═════ SOURCE RECORDS
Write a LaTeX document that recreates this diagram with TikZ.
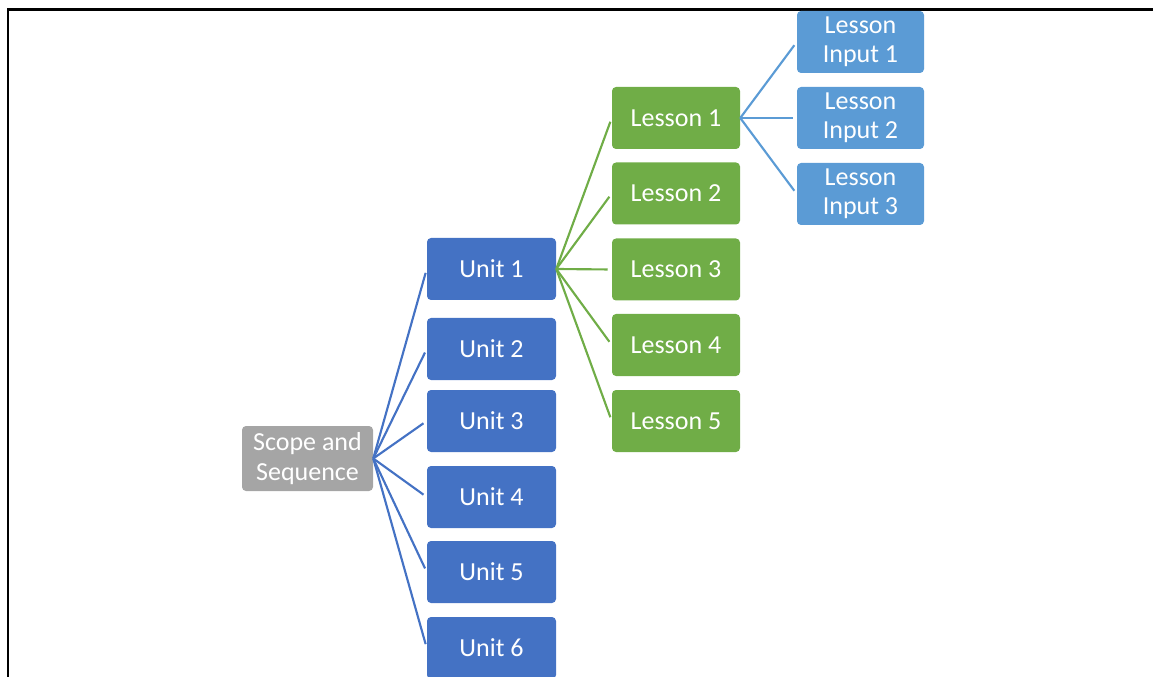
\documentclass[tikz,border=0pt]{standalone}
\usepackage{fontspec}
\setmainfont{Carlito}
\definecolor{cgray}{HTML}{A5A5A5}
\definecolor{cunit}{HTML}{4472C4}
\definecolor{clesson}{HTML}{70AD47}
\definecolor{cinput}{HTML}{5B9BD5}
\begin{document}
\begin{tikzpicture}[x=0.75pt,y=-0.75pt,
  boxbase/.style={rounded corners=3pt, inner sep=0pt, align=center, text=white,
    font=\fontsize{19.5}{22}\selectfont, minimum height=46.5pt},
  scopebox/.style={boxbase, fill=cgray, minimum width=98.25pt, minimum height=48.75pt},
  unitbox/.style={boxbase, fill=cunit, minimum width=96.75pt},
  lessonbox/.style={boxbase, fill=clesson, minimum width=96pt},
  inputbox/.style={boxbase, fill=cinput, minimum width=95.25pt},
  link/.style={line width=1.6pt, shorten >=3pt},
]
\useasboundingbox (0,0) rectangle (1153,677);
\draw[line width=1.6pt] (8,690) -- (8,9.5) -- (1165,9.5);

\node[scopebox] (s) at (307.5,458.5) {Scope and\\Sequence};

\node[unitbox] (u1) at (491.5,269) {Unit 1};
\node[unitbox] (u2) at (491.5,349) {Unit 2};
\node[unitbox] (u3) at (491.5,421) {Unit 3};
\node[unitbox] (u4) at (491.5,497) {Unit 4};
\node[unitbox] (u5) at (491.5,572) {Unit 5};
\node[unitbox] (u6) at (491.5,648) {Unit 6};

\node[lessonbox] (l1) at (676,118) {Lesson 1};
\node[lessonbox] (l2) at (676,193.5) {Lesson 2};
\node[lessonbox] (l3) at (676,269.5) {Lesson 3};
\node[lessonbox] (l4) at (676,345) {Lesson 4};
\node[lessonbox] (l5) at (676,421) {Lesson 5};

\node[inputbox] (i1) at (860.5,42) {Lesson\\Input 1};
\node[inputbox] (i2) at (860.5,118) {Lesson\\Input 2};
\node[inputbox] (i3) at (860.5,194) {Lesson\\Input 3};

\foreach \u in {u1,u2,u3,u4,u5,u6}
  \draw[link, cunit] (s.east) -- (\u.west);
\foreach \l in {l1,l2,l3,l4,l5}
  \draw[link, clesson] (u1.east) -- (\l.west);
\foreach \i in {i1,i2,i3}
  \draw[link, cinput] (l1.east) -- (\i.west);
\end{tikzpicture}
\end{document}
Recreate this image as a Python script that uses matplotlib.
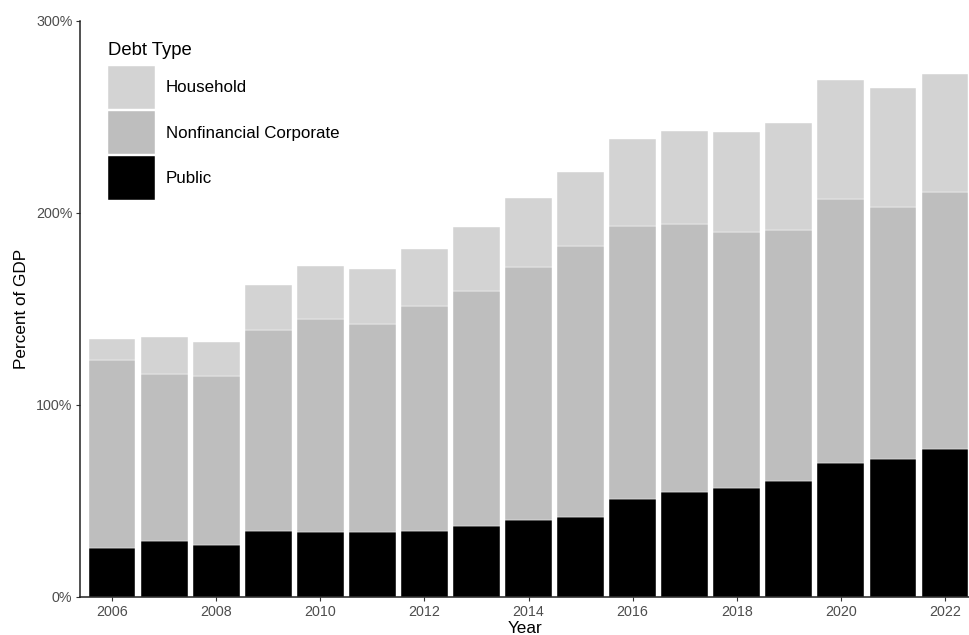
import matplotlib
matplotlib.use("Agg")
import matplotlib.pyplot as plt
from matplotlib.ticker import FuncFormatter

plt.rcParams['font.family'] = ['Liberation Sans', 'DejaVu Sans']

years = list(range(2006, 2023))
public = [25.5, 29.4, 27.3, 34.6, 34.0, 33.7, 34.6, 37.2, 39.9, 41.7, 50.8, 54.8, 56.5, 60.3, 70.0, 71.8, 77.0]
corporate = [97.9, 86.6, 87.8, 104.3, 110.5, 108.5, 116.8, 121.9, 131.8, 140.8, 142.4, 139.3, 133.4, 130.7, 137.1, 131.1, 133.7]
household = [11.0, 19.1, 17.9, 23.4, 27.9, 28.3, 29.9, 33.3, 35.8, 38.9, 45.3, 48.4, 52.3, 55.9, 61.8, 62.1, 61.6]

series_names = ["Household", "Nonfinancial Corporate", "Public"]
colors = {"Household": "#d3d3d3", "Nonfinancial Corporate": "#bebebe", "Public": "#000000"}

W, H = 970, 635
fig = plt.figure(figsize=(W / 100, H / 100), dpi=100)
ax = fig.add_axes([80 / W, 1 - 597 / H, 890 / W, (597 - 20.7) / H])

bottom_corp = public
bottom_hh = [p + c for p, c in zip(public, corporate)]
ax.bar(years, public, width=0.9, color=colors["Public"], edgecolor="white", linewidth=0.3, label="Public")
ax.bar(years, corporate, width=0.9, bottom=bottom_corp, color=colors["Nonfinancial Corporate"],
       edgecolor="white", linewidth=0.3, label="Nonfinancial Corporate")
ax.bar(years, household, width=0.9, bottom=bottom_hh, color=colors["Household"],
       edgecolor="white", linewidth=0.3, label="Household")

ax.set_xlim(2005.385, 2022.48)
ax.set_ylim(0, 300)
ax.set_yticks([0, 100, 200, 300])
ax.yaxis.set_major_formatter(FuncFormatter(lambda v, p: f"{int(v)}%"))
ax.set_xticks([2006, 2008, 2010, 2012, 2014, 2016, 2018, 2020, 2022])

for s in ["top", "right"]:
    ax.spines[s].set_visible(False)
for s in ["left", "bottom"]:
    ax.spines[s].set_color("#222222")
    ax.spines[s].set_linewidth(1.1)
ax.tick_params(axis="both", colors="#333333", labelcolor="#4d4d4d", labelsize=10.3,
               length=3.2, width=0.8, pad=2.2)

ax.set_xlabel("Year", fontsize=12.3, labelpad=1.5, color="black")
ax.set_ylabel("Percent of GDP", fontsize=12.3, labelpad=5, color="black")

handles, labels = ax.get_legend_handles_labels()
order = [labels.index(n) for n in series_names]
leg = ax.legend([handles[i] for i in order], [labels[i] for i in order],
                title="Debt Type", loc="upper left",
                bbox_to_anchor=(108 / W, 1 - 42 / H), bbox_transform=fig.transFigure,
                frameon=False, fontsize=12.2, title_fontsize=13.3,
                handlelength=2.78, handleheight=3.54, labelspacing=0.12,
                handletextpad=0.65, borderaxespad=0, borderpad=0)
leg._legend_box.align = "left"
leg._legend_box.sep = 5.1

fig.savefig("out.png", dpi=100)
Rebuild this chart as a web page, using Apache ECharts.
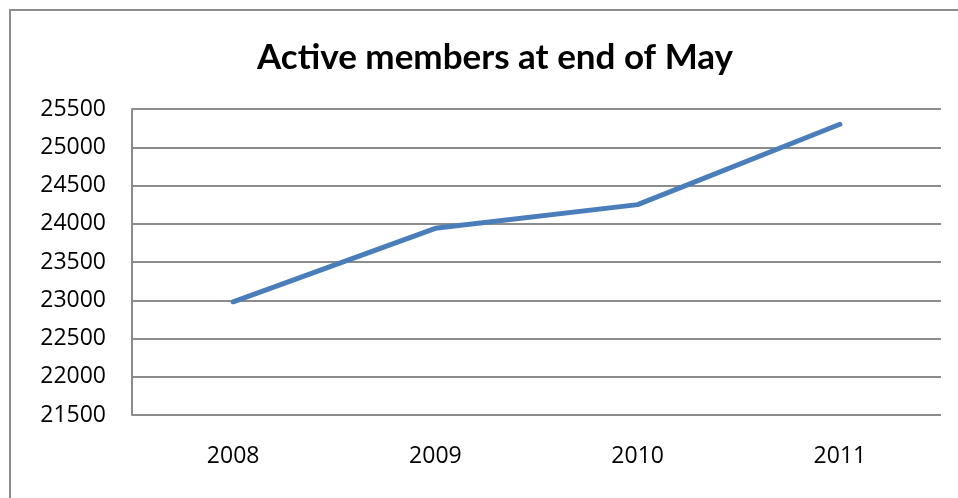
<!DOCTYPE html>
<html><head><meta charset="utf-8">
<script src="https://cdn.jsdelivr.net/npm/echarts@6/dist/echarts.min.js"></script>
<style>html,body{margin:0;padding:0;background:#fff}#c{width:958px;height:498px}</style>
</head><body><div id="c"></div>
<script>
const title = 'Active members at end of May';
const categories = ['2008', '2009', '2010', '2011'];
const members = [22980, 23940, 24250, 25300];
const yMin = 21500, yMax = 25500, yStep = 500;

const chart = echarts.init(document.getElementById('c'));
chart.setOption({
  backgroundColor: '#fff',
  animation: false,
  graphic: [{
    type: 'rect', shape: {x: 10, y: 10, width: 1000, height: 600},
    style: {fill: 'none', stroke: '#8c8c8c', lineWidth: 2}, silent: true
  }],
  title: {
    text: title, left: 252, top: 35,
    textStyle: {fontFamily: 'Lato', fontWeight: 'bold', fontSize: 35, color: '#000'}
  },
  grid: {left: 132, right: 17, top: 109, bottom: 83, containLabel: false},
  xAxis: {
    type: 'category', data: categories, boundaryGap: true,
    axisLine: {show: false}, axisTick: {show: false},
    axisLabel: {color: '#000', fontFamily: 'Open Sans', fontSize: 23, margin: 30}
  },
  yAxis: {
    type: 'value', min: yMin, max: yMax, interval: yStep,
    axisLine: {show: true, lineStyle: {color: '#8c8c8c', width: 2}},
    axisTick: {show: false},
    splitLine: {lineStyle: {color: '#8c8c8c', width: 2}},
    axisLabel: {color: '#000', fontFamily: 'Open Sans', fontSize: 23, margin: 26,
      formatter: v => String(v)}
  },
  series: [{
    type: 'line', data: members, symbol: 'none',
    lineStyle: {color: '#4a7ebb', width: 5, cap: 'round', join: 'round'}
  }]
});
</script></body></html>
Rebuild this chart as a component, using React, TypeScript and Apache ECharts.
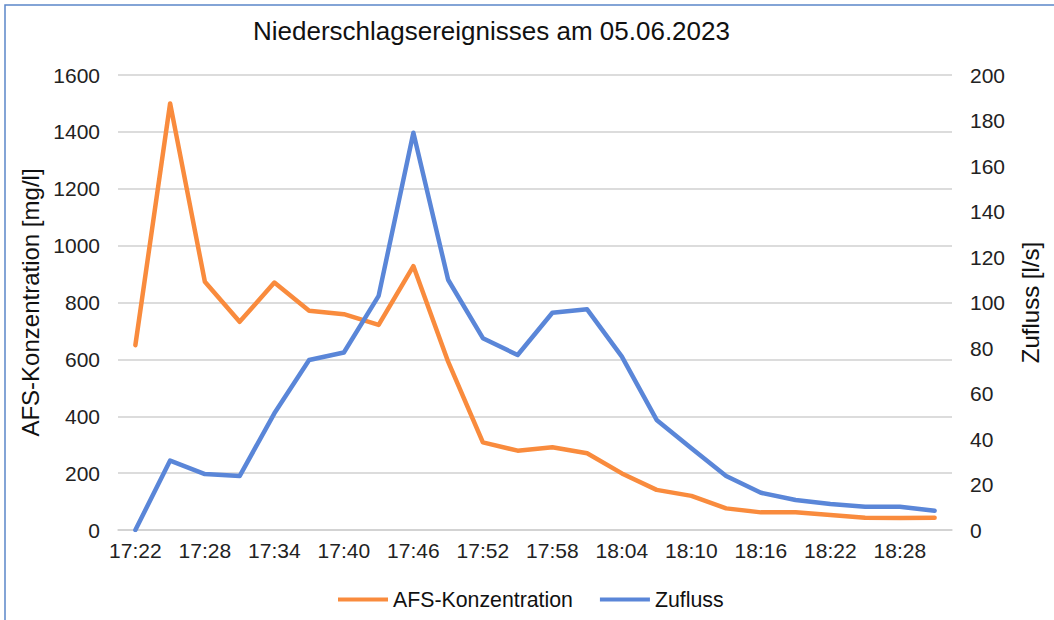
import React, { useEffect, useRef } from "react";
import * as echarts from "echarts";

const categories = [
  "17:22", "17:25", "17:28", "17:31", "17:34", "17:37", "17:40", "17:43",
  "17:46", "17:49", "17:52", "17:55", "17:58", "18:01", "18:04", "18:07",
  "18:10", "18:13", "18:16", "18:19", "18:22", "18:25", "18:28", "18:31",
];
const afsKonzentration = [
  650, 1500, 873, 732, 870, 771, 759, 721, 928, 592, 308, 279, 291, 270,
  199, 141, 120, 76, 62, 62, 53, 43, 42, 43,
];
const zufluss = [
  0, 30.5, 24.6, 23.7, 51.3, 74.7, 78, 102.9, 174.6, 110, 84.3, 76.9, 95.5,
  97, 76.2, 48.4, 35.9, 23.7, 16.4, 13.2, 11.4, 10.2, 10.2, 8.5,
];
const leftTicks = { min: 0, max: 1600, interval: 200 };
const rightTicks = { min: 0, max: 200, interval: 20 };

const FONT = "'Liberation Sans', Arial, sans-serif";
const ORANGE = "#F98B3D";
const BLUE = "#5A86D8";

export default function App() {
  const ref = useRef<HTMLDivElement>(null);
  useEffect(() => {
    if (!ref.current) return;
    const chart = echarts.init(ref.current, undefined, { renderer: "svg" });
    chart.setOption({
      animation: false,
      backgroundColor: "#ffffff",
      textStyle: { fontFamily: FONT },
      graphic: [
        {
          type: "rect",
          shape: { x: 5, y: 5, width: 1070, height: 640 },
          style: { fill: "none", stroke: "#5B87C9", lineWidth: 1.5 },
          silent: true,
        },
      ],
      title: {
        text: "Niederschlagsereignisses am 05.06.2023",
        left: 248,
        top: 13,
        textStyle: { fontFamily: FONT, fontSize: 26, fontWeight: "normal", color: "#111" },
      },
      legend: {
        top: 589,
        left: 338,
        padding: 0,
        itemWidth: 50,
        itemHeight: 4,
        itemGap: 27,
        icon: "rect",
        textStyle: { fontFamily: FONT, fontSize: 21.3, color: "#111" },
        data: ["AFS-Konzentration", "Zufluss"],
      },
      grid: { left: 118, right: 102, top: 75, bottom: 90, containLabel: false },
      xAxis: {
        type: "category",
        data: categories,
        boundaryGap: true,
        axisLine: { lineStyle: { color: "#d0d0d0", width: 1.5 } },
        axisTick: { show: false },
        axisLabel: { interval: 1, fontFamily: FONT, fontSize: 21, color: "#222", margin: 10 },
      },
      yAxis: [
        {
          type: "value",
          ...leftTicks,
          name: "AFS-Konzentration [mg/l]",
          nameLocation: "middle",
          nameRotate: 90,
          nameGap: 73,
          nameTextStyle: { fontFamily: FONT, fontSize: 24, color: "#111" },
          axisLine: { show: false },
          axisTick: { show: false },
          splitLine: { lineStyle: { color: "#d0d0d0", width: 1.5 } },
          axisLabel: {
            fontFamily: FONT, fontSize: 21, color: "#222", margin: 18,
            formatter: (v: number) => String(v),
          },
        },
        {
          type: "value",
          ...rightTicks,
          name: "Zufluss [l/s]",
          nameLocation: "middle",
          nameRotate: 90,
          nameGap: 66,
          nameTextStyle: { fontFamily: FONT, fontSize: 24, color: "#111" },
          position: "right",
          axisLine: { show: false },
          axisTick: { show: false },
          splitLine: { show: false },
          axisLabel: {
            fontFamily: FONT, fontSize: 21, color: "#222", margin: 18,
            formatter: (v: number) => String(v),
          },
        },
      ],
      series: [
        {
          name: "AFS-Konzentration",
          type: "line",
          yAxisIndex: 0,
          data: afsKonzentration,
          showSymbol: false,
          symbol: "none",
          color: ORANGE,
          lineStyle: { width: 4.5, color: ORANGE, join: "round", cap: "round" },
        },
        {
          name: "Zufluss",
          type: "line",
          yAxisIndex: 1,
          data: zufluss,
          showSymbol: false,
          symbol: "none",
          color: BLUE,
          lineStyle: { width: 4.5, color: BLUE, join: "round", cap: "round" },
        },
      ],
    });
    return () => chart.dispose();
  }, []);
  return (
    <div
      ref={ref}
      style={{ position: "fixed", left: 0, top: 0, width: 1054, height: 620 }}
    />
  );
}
══════════
## WRITTEN EXERCISE
The required output is the exact run of lines from the start of the records through the line containing "(i3) at (860.5,194)", both ends included, with no pictures.

## THE ANSWER
Write a LaTeX document that recreates this diagram with TikZ.
\documentclass[tikz,border=0pt]{standalone}
\usepackage{fontspec}
\setmainfont{Carlito}
\definecolor{cgray}{HTML}{A5A5A5}
\definecolor{cunit}{HTML}{4472C4}
\definecolor{clesson}{HTML}{70AD47}
\definecolor{cinput}{HTML}{5B9BD5}
\begin{document}
\begin{tikzpicture}[x=0.75pt,y=-0.75pt,
  boxbase/.style={rounded corners=3pt, inner sep=0pt, align=center, text=white,
    font=\fontsize{19.5}{22}\selectfont, minimum height=46.5pt},
  scopebox/.style={boxbase, fill=cgray, minimum width=98.25pt, minimum height=48.75pt},
  unitbox/.style={boxbase, fill=cunit, minimum width=96.75pt},
  lessonbox/.style={boxbase, fill=clesson, minimum width=96pt},
  inputbox/.style={boxbase, fill=cinput, minimum width=95.25pt},
  link/.style={line width=1.6pt, shorten >=3pt},
]
\useasboundingbox (0,0) rectangle (1153,677);
\draw[line width=1.6pt] (8,690) -- (8,9.5) -- (1165,9.5);

\node[scopebox] (s) at (307.5,458.5) {Scope and\\Sequence};

\node[unitbox] (u1) at (491.5,269) {Unit 1};
\node[unitbox] (u2) at (491.5,349) {Unit 2};
\node[unitbox] (u3) at (491.5,421) {Unit 3};
\node[unitbox] (u4) at (491.5,497) {Unit 4};
\node[unitbox] (u5) at (491.5,572) {Unit 5};
\node[unitbox] (u6) at (491.5,648) {Unit 6};

\node[lessonbox] (l1) at (676,118) {Lesson 1};
\node[lessonbox] (l2) at (676,193.5) {Lesson 2};
\node[lessonbox] (l3) at (676,269.5) {Lesson 3};
\node[lessonbox] (l4) at (676,345) {Lesson 4};
\node[lessonbox] (l5) at (676,421) {Lesson 5};

\node[inputbox] (i1) at (860.5,42) {Lesson\\Input 1};
\node[inputbox] (i2) at (860.5,118) {Lesson\\Input 2};
\node[inputbox] (i3) at (860.5,194) {Lesson\\Input 3};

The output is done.